Source: DTN News - - This article compiled by Roger Smith from reliable sources including TibetanReview.net, Aug08, 2010
(NSI News Source Info) TORONTO, Canada - August 11, 2010: J-11 planes, the most modern Chinese jet fighters said to be pirated copies of Russia’s Su-27, have for the first time been shown in training over the Tibetan Plateau recently. While the Chinese media only showed a picture of some of these planes in the air, with a caption referring to the training flight, Strategy Page online Aug 6 said, reporting on it, that China had no combat aircraft stationed in Tibet, saying there were logistical and attitude problems in doing so.
However, it said, J-7s (cloned from older, MiG-21 Russian jets) had been flying in regularly for temporary duty at major commercial airports in Tibet.
The report said the J-11 jets had been appearing in more unexpected places (like the Chinese naval air force), although fewer than 150 had been built since they were introduced in the late 1990s.

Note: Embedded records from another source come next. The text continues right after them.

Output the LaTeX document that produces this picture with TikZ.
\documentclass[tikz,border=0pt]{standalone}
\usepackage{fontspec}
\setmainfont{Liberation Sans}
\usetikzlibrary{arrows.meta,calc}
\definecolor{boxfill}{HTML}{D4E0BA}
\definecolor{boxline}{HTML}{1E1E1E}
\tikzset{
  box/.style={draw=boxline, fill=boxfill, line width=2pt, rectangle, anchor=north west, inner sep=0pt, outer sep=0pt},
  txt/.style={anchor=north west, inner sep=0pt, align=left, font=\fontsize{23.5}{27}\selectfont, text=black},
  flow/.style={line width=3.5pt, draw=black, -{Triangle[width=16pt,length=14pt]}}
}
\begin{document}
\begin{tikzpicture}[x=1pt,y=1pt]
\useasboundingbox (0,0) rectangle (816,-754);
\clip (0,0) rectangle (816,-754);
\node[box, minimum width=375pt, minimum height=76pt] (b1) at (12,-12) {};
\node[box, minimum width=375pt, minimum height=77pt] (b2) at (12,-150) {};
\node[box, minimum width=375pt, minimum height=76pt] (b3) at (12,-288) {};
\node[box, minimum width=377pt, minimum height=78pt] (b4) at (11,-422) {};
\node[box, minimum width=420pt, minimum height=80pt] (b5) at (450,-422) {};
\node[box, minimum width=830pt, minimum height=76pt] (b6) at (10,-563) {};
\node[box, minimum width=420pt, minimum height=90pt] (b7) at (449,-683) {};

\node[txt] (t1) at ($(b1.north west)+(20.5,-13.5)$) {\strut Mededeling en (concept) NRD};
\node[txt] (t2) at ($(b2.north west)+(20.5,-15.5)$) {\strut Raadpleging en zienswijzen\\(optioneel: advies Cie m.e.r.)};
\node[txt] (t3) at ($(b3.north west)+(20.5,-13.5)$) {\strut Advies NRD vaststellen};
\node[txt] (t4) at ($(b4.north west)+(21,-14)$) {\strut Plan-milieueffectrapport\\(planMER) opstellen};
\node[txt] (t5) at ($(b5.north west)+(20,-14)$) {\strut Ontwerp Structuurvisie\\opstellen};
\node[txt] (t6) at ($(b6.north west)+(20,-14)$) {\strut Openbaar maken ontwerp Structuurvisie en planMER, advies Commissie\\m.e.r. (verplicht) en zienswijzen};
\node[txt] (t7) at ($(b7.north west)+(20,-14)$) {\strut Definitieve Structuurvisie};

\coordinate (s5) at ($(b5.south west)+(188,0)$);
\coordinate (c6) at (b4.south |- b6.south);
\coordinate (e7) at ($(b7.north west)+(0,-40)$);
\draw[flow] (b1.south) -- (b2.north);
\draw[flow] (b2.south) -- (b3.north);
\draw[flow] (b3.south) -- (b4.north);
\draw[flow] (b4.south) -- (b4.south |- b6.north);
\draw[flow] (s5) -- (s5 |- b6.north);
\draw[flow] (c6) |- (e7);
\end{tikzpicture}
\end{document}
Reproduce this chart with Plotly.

1995 China paid $2.5 billion for the right to build 200 Su-27s. Russia was to supply the engines and electronics, with China building the other components according to Russian plans and specifications. But after China built 95 of these aircrafts Russia cancelled the agreement, saying the former was copying Su-27 to build their own aircraft, the J-11.
The report said the main reason for not stationing fighter squadrons in Tibet had probably to do with the high altitude of the area, and the expense of moving large quantities of fuel and other supplies needed to maintain air units. It pointed out that there was only one rail line into Tibet (recently built) and few heavy duty truck roads.
China also has a serious problem in Tibet with altitude sickness among its troops. The report said the Chinese military was spending a lot of time, effort and money trying to solve this problem. It said currently, most of the troops in the Chinese Chengdu Military Region were in the eastern, lowland half. In the western portion (Tibet), they had stationed the 52nd and 53rd Mountain Brigades, and were struggling to keep these 5,000 troops fit for duty.
In case of an emergency, as there was two years ago, the nearby 13th and 14th Group Armies can send troops from their lowland bases, the report said. Over 20 percent of these troops will be hampered by altitude sickness once they reach the highlands, and commanders are trained to deal with that, it added.
It said that given the alertness required of aircraft maintenance personnel, and pilots preparing for flights, plus the logistical problems, the Chinese air force had declared Tibet fit to visit, but not to base aircraft units in. However, because the Chinese air force may one day have to fight in the air space over Tibet, training up there was necessary.